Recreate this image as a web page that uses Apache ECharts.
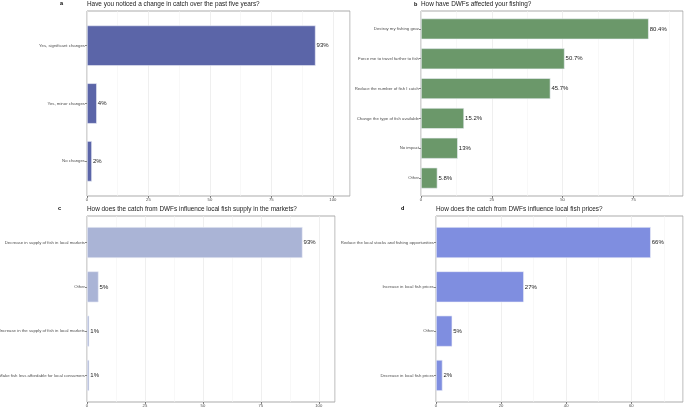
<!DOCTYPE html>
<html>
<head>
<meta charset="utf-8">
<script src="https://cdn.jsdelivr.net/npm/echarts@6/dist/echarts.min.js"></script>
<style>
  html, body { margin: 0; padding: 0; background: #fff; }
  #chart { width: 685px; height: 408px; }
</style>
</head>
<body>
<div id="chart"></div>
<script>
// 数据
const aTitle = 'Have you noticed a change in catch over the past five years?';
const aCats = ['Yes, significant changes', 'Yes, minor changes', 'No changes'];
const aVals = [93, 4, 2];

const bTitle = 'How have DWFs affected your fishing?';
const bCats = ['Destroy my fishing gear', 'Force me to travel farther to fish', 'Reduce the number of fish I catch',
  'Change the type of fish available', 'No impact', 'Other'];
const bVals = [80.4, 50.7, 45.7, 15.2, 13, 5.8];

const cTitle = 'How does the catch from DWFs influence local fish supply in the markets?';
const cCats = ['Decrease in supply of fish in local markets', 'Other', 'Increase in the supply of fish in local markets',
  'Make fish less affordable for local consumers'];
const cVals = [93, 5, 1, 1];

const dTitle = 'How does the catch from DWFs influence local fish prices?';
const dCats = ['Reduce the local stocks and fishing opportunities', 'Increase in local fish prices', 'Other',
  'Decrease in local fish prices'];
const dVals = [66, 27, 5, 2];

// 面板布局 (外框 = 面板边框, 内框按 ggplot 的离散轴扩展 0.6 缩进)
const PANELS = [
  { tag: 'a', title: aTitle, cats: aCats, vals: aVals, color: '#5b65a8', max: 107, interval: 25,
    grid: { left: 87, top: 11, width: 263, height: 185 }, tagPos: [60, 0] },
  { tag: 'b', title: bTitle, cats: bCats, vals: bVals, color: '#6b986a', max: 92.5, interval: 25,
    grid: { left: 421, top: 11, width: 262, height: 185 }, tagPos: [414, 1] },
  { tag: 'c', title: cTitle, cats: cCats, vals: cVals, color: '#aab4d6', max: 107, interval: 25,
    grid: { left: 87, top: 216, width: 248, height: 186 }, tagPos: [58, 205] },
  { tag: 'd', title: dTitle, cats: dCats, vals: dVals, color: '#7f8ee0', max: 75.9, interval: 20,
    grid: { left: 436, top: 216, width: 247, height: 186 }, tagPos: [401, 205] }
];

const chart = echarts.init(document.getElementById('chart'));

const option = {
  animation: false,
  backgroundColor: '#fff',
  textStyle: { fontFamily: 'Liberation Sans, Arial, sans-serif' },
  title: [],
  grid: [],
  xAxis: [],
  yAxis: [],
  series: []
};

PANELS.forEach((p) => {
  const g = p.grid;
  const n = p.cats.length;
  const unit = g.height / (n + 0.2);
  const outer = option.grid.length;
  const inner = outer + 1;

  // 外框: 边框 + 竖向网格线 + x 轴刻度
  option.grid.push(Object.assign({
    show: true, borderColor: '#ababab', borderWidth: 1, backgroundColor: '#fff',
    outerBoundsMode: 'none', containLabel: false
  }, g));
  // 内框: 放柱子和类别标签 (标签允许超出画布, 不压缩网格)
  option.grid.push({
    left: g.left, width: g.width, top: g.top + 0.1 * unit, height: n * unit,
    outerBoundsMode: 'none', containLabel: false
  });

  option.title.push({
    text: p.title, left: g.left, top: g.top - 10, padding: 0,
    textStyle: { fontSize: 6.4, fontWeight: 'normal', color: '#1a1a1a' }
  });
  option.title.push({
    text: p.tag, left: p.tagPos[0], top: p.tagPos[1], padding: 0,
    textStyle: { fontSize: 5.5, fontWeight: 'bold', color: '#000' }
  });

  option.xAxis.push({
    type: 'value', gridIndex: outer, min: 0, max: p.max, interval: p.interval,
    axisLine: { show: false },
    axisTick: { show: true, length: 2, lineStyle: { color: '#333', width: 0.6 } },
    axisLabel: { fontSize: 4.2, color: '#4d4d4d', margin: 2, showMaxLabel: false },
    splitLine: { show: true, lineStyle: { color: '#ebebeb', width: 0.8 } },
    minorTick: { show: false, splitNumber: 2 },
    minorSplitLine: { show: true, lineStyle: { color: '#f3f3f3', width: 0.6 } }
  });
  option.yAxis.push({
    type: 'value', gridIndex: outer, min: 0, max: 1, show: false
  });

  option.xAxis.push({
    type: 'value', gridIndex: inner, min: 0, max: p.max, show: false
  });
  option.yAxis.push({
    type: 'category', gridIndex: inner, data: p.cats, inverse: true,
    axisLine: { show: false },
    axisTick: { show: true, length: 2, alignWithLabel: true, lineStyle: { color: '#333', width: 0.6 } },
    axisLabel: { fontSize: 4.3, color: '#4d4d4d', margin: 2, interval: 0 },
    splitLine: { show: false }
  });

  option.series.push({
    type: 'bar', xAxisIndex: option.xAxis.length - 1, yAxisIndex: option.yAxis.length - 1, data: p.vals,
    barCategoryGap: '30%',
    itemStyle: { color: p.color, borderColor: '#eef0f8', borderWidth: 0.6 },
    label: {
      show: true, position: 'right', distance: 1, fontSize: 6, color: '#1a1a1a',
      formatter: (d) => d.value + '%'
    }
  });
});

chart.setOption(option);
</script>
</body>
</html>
══════
**REQUIREMENTS**
Without the pictures, please reproduce each line of the listing above exactly, from the first one through the line bearing "const dVals = [66, 27, 5, 2];".

**REPLY TO THE TASK**
Recreate this image as a web page that uses Apache ECharts.
<!DOCTYPE html>
<html>
<head>
<meta charset="utf-8">
<script src="https://cdn.jsdelivr.net/npm/echarts@6/dist/echarts.min.js"></script>
<style>
  html, body { margin: 0; padding: 0; background: #fff; }
  #chart { width: 685px; height: 408px; }
</style>
</head>
<body>
<div id="chart"></div>
<script>
// 数据
const aTitle = 'Have you noticed a change in catch over the past five years?';
const aCats = ['Yes, significant changes', 'Yes, minor changes', 'No changes'];
const aVals = [93, 4, 2];

const bTitle = 'How have DWFs affected your fishing?';
const bCats = ['Destroy my fishing gear', 'Force me to travel farther to fish', 'Reduce the number of fish I catch',
  'Change the type of fish available', 'No impact', 'Other'];
const bVals = [80.4, 50.7, 45.7, 15.2, 13, 5.8];

const cTitle = 'How does the catch from DWFs influence local fish supply in the markets?';
const cCats = ['Decrease in supply of fish in local markets', 'Other', 'Increase in the supply of fish in local markets',
  'Make fish less affordable for local consumers'];
const cVals = [93, 5, 1, 1];

const dTitle = 'How does the catch from DWFs influence local fish prices?';
const dCats = ['Reduce the local stocks and fishing opportunities', 'Increase in local fish prices', 'Other',
  'Decrease in local fish prices'];
const dVals = [66, 27, 5, 2];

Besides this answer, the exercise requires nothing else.